Acceptance is the gentle hand that rests on our shoulder and says:
This shape, too, belongs.
This pace, too, belongs.
This crack, this lean, this pause, this smaller field — they all belong.
We do not need to force ourselves back into former molds to deserve rest.
We do not need to polish every irregularity before we can breathe easily.
We are enough in this version.
Enough in this season.
Enough in this quieter station of our lives.
The lantern still guides trains.
The herbs still release fragrance.
The coat still shields against wind.
The bowl still holds.
The lantern still glows.
The watch still ticks.
The book still rests among others.
And we still live.
Whole, even when altered.
Steady, even when softer.
Unbroken, even when changed.
And now, as this long night has carried us through so many lives, we may gently look back at the path we have walked together.
We have sat beside bell makers and bakers, shepherds and seamstresses, librarians and lighthouse painters. We have watched bowls lean and bridges bend. We have seen cracked glass scatter light and warped pages still hold their stories.
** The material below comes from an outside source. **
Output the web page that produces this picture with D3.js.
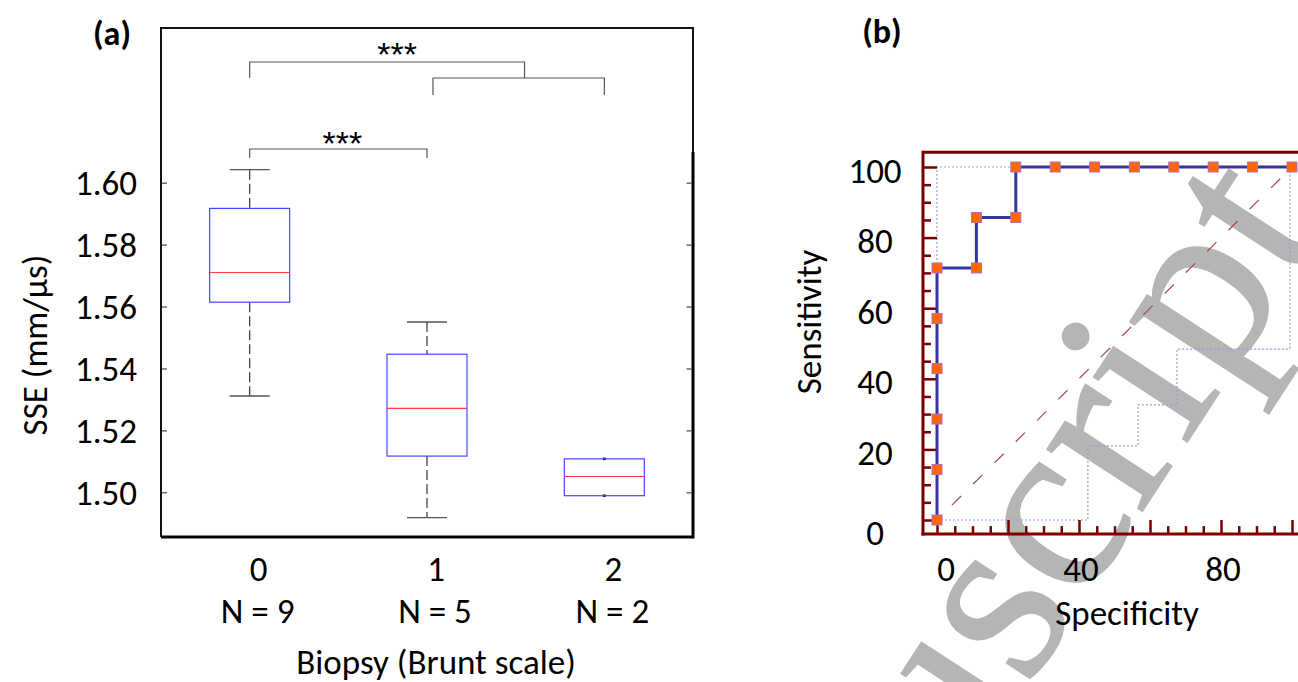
<!DOCTYPE html>
<html>
<head>
<meta charset="utf-8">
<script src="https://cdn.jsdelivr.net/npm/d3@7"></script>
<style>
  html, body { margin: 0; padding: 0; background: #fff; }
  svg { display: block; }
  text { font-family: Carlito, Calibri, Lato, "Open Sans", sans-serif; fill: #000; }
</style>
</head>
<body>
<svg id="fig" width="1298" height="682"></svg>
<script>
// ---- Panel (a): SSE by Brunt grade (box plot summary) ----
const brunt = [0, 1, 2];
const groupCounts = ["N = 9", "N = 5", "N = 2"];
const whiskerHigh = [1.6042, 1.5550, 1.5108];
const upperQuartile = [1.5917, 1.5446, 1.5108];
const medians = [1.5710, 1.5271, 1.5051];
const lowerQuartile = [1.5614, 1.5117, 1.4989];
const whiskerLow = [1.5311, 1.4918, 1.4989];
const sseTicks = [1.50, 1.52, 1.54, 1.56, 1.58, 1.60];

// ---- Panel (b): ROC curve ----
const rocSpecificity = [0, 0, 0, 0, 0, 0, 11.1, 11.1, 22.2, 22.2, 33.3, 44.4, 55.6, 66.7, 77.8, 88.9, 100];
const rocSensitivity = [0, 14.3, 28.6, 42.9, 57.1, 71.4, 71.4, 85.7, 85.7, 100, 100, 100, 100, 100, 100, 100, 100];
const ciUpperSpecificity = [0, 0, 100];
const ciUpperSensitivity = [0, 100, 100];
const ciLowerSpecificity = [0, 42.5, 42.5, 56.6, 56.6, 67.6, 67.6, 99.4, 99.4];
const ciLowerSensitivity = [0, 0, 21.0, 21.0, 32.6, 32.6, 48.4, 48.4, 100];
const rocMajorTicks = [0, 20, 40, 60, 80, 100];
const rocXLabels = [0, 40, 80];

const FS = "35px";
const svg = d3.select("#fig");

// Watermark sits underneath panel (b)
svg.append("text")
  .attr("transform", "translate(712,1174) rotate(-57)")
  .style("font-family", "'Liberation Serif', 'DejaVu Serif', serif")
  .style("font-size", "248px")
  .style("fill", "#b5b5b5")
  .style("stroke", "#b5b5b5").style("stroke-width", 1.5)
  .text("Manuscript");

// ================= Panel (a) =================
const A = { left: 161, right: 693, top: 28, axTop: 152, bottom: 537 };
const xA = d3.scalePoint().domain(brunt).range([A.left, A.right]).padding(0.5);
const yA = d3.scaleLinear().domain([1.50, 1.60]).range([492.3, 182.7]);
const gA = svg.append("g");

// frame
gA.append("path")
  .attr("d", `M${A.left},${A.bottom} V${A.top} H${A.right} V${A.axTop}`)
  .attr("fill", "none").attr("stroke", "#111").attr("stroke-width", 2);
gA.append("path")
  .attr("d", `M${A.left},${A.bottom} H${A.right} V${A.axTop}`)
  .attr("fill", "none").attr("stroke", "#000").attr("stroke-width", 3);

// inner ticks on both sides
const yAxisL = d3.axisRight(yA).tickValues(sseTicks).tickSize(5).tickFormat("");
const yAxisR = d3.axisLeft(yA).tickValues(sseTicks).tickSize(5).tickFormat("");
gA.append("g").attr("transform", `translate(${A.left + 1},0)`).call(yAxisL)
  .call(g => g.select(".domain").remove())
  .call(g => g.selectAll("line").attr("stroke", "#555").attr("stroke-width", 1.3));
gA.append("g").attr("transform", `translate(${A.right - 1.5},0)`).call(yAxisR)
  .call(g => g.select(".domain").remove())
  .call(g => g.selectAll("line").attr("stroke", "#555").attr("stroke-width", 1.3));

// tick labels
gA.selectAll("text.ylab").data(sseTicks).join("text")
  .attr("class", "ylab")
  .attr("x", 137).attr("y", d => yA(d)).attr("dy", "0.36em")
  .attr("text-anchor", "end").style("font-size", FS)
  .text(d => d.toFixed(2));

// boxes
const boxW = 80, capW = 40;
const idx = d => brunt.indexOf(d);
const boxes = gA.selectAll("g.box").data(brunt).join("g").attr("class", "box");
boxes.append("line")
  .attr("x1", d => xA(d)).attr("x2", d => xA(d))
  .attr("y1", d => yA(whiskerHigh[idx(d)])).attr("y2", d => yA(upperQuartile[idx(d)]))
  .attr("stroke", "#333").attr("stroke-width", 1.2).attr("stroke-dasharray", "10,4");
boxes.append("line")
  .attr("x1", d => xA(d)).attr("x2", d => xA(d))
  .attr("y1", d => yA(lowerQuartile[idx(d)])).attr("y2", d => yA(whiskerLow[idx(d)]))
  .attr("stroke", "#333").attr("stroke-width", 1.2).attr("stroke-dasharray", "10,4");
// whisker caps (a zero-length whisker only leaves a short dot)
boxes.append("line")
  .attr("x1", d => xA(d) - (whiskerHigh[idx(d)] === upperQuartile[idx(d)] ? 1.5 : capW / 2))
  .attr("x2", d => xA(d) + (whiskerHigh[idx(d)] === upperQuartile[idx(d)] ? 1.5 : capW / 2))
  .attr("y1", d => yA(whiskerHigh[idx(d)])).attr("y2", d => yA(whiskerHigh[idx(d)]))
  .attr("stroke", d => whiskerHigh[idx(d)] === upperQuartile[idx(d)] ? "#111" : "#555")
  .attr("stroke-width", d => whiskerHigh[idx(d)] === upperQuartile[idx(d)] ? 2.5 : 1.3);
boxes.append("line")
  .attr("x1", d => xA(d) - (whiskerLow[idx(d)] === lowerQuartile[idx(d)] ? 1.5 : capW / 2))
  .attr("x2", d => xA(d) + (whiskerLow[idx(d)] === lowerQuartile[idx(d)] ? 1.5 : capW / 2))
  .attr("y1", d => yA(whiskerLow[idx(d)])).attr("y2", d => yA(whiskerLow[idx(d)]))
  .attr("stroke", d => whiskerLow[idx(d)] === lowerQuartile[idx(d)] ? "#111" : "#555")
  .attr("stroke-width", d => whiskerLow[idx(d)] === lowerQuartile[idx(d)] ? 2.5 : 1.3);
boxes.append("rect")
  .attr("x", d => xA(d) - boxW / 2).attr("width", boxW)
  .attr("y", d => yA(upperQuartile[idx(d)]))
  .attr("height", d => yA(lowerQuartile[idx(d)]) - yA(upperQuartile[idx(d)]))
  .attr("fill", "none").attr("stroke", "#4646ff").attr("stroke-width", 1.2);
boxes.append("line")
  .attr("x1", d => xA(d) - boxW / 2).attr("x2", d => xA(d) + boxW / 2)
  .attr("y1", d => yA(medians[idx(d)])).attr("y2", d => yA(medians[idx(d)]))
  .attr("stroke", "#ff3c3c").attr("stroke-width", 1.2);

// category labels
gA.selectAll("text.xlab").data(brunt).join("text")
  .attr("class", "xlab")
  .attr("x", d => xA(d) + 9).attr("y", 568).attr("dy", "0.36em")
  .attr("text-anchor", "middle").style("font-size", FS)
  .text(d => d);
gA.selectAll("text.nlab").data(brunt).join("text")
  .attr("class", "nlab")
  .attr("x", d => xA(d) + 8).attr("y", 610).attr("dy", "0.36em")
  .attr("text-anchor", "middle").style("font-size", FS)
  .text(d => groupCounts[idx(d)]);
gA.append("text")
  .attr("x", 436).attr("y", 674)
  .attr("text-anchor", "middle").style("font-size", FS)
  .text("Biopsy (Brunt scale)");
gA.append("text")
  .attr("transform", "translate(34,345) rotate(-90)").attr("dy", "0.36em")
  .attr("text-anchor", "middle").style("font-size", FS)
  .text("SSE (mm/µs)");
gA.append("text")
  .attr("x", 112).attr("y", 33).attr("dy", "0.36em")
  .attr("text-anchor", "middle").style("font-size", "34px").style("font-weight", "bold")
  .text("(a)");

// significance brackets
const mid12 = xA(1) + 0.55 * (xA(2) - xA(1));
const brk = gA.append("g").attr("fill", "none").attr("stroke", "#555").attr("stroke-width", 1.2);
brk.append("path").attr("d", `M${xA(0)},78 V62 H${mid12} V78`);
brk.append("path").attr("d", `M${xA(1) + 6},95 V78 H${xA(2)} V95`);
brk.append("path").attr("d", `M${xA(0)},158 V149 H${xA(1)} V158`);
const starStyle = sel => sel.attr("text-anchor", "middle")
  .style("font-family", "'Liberation Sans', Arial, sans-serif").style("font-size", "34px");
gA.append("text").attr("x", (xA(0) + mid12) / 2 + 10).attr("y", 66).call(starStyle).text("***");
gA.append("text").attr("x", (xA(0) + xA(1)) / 2 + 4).attr("y", 155).call(starStyle).text("***");

// ================= Panel (b) =================
const axisRed = "#7a0000";
const xB = d3.scaleLinear().domain([0, 100]).range([937, 1292]);
const yB = d3.scaleLinear().domain([0, 100]).range([520, 167]);
const leftX = xB(-3.95), bottomY = yB(-4), topY = yB(104.2);
const gB = svg.append("g");

// frame top
gB.append("line").attr("x1", leftX).attr("x2", 1298).attr("y1", topY).attr("y2", topY)
  .attr("stroke", axisRed).attr("stroke-width", 3);

// diagonal reference
gB.append("line")
  .attr("x1", xB(0)).attr("y1", yB(0)).attr("x2", xB(100)).attr("y2", yB(100))
  .attr("stroke", "#a84848").attr("stroke-width", 1.2).attr("stroke-dasharray", "13,17").attr("stroke-dashoffset", 9);

// confidence bounds
const lineB = d3.line().x(d => xB(d[0])).y(d => yB(d[1]));
gB.append("path")
  .attr("d", lineB(ciUpperSpecificity.map((v, i) => [v, ciUpperSensitivity[i]])))
  .attr("fill", "none").attr("stroke", "#9a9ad8").attr("stroke-width", 1.2).attr("stroke-dasharray", "2,2");
gB.append("path")
  .attr("d", lineB(ciLowerSpecificity.map((v, i) => [v, ciLowerSensitivity[i]])))
  .attr("fill", "none").attr("stroke", "#9a9ad8").attr("stroke-width", 1.2).attr("stroke-dasharray", "2,2");

// axes with inward ticks
const minorTicks = d3.range(0, 101, 5);
const yMinor = d3.axisRight(yB).tickValues(minorTicks.filter(v => v % 20)).tickSize(8).tickFormat("");
const yMajor = d3.axisRight(yB).tickValues(rocMajorTicks).tickSize(xB(0) - leftX).tickFormat("");
const xMinor = d3.axisTop(xB).tickValues(minorTicks.filter(v => v % 20)).tickSize(8).tickFormat("");
const xMajor = d3.axisTop(xB).tickValues(rocMajorTicks).tickSize(bottomY - yB(0)).tickFormat("");
[yMinor, yMajor].forEach(ax => gB.append("g").attr("transform", `translate(${leftX},0)`).call(ax)
  .call(g => g.select(".domain").remove())
  .call(g => g.selectAll("line").attr("stroke", axisRed).attr("stroke-width", 2.5)));
[xMinor, xMajor].forEach(ax => gB.append("g").attr("transform", `translate(0,${bottomY})`).call(ax)
  .call(g => g.select(".domain").remove())
  .call(g => g.selectAll("line").attr("stroke", axisRed).attr("stroke-width", 2.5)));
gB.append("line").attr("x1", leftX).attr("x2", leftX).attr("y1", topY - 1.5).attr("y2", bottomY + 1.5)
  .attr("stroke", axisRed).attr("stroke-width", 3);
gB.append("line").attr("x1", leftX - 1.5).attr("x2", 1298).attr("y1", bottomY).attr("y2", bottomY)
  .attr("stroke", axisRed).attr("stroke-width", 3);

// tick labels
gB.selectAll("text.ylab").data(rocMajorTicks).join("text")
  .attr("class", "ylab")
  .attr("x", 875).attr("y", d => yB(d) + (d === 0 ? 12 : 3)).attr("dy", "0.36em")
  .attr("text-anchor", "middle").style("font-size", FS)
  .text(d => d);
gB.selectAll("text.xlab").data(rocXLabels).join("text")
  .attr("class", "xlab")
  .attr("x", d => xB(d) + (d === 0 ? 9 : 2)).attr("y", 568).attr("dy", "0.36em")
  .attr("text-anchor", "middle").style("font-size", FS)
  .text(d => d);
gB.append("text")
  .attr("x", 1127).attr("y", 612).attr("dy", "0.36em")
  .attr("text-anchor", "middle").style("font-size", FS)
  .text("Specificity");
gB.append("text")
  .attr("transform", "translate(808,322) rotate(-90)").attr("dy", "0.36em")
  .attr("text-anchor", "middle").style("font-size", FS)
  .text("Sensitivity");
gB.append("text")
  .attr("x", 882).attr("y", 31).attr("dy", "0.36em")
  .attr("text-anchor", "middle").style("font-size", "34px").style("font-weight", "bold")
  .text("(b)");

// ROC curve and markers
const rocPts = rocSpecificity.map((v, i) => [v, rocSensitivity[i]]);
gB.append("path").attr("d", lineB(rocPts))
  .attr("fill", "none").attr("stroke", "#3535a0").attr("stroke-width", 3);
const ms = 10;
gB.selectAll("rect.mk").data(rocPts).join("rect")
  .attr("class", "mk")
  .attr("x", d => xB(d[0]) - ms / 2).attr("y", d => yB(d[1]) - ms / 2)
  .attr("width", ms).attr("height", ms)
  .attr("fill", "#ff6600").attr("stroke", "#b070c0").attr("stroke-width", 1);
</script>
</body>
</html>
We have listened to watches tick unevenly and flutes sing through marked bamboo.
Again and again, something appeared that seemed flawed.
A dip.
A crack.
A pause.
A softening.
A slowing.
A visible seam.
And again and again, we saw that the essence remained.
The bell still rang.
The bread still nourished.
The river still flowed.
The lantern still shone.
The book still spoke.
The instrument still carried tone.
Nothing essential had been erased.
Tonight, we have stayed with one simple understanding: that nothing in us is broken, even when it feels that way.
Not because we deny difficulty.
Not because we pretend that pain does not exist.
But because we have seen, through many ordinary lives, that change is not the same as damage.
A bridge that bends is not a bridge that has failed.
A bowl that leans is not a bowl that cannot hold.
A voice that softens is not a voice that has lost its truth.
A heart that has been marked is not a heart beyond belonging.
Perhaps, somewhere in the quiet spaces between these stories, you recognized something of yourself.
A season of less.
A visible stitch.
A slower pace.
A different rhythm than before.
And perhaps, even slightly, the harsh inner voice loosened.
Perhaps it grew quieter.
Acceptance is not dramatic.
It does not announce itself with certainty or grand relief.
It is subtle.
It is the gentle decision not to argue with what is here.
The willingness to say, even softly, “This too belongs to my life.”
We are not required to return to a previous version of ourselves.
We are not required to smooth every edge before we rest.
We are not required to become flawless in order to be whole.
Wholeness was never about flawlessness.
It was always about inclusion.
Including the crack.
Including the pause.
Including the slower breath.
Including the uncertainty.
Including the memory of who we were, and the reality of who we are now.
As this night deepens, there is nothing to solve.
Nothing to fix before morning.
Nothing to repair before you are allowed to rest.
Your weather, whatever it is, belongs to the sky of your life.
Your current shape, whatever it is, belongs to the unfolding of your days.
If sleep has already begun to carry you, that is perfectly fine.
If you are still listening, that is perfectly fine.
The body may be heavy now.
The breath may be softer.
Thoughts may already be drifting like distant lanterns on water.
There is no need to follow them.
No need to hold onto these words.
They have done their work simply by passing through.
You are not broken.
Not for bending.
Not for slowing.
Not for carrying visible lines of repair.
You are part of the same quiet movement that shaped every bell, every bridge, every bowl, every field we visited tonight.
Shaped, yes.
Changed, certainly.
But not broken.
Let that understanding settle, without effort.
Let it be enough for this moment.
The night can hold you now.
Sleep well, and thank you for joining us here at Calm Monk.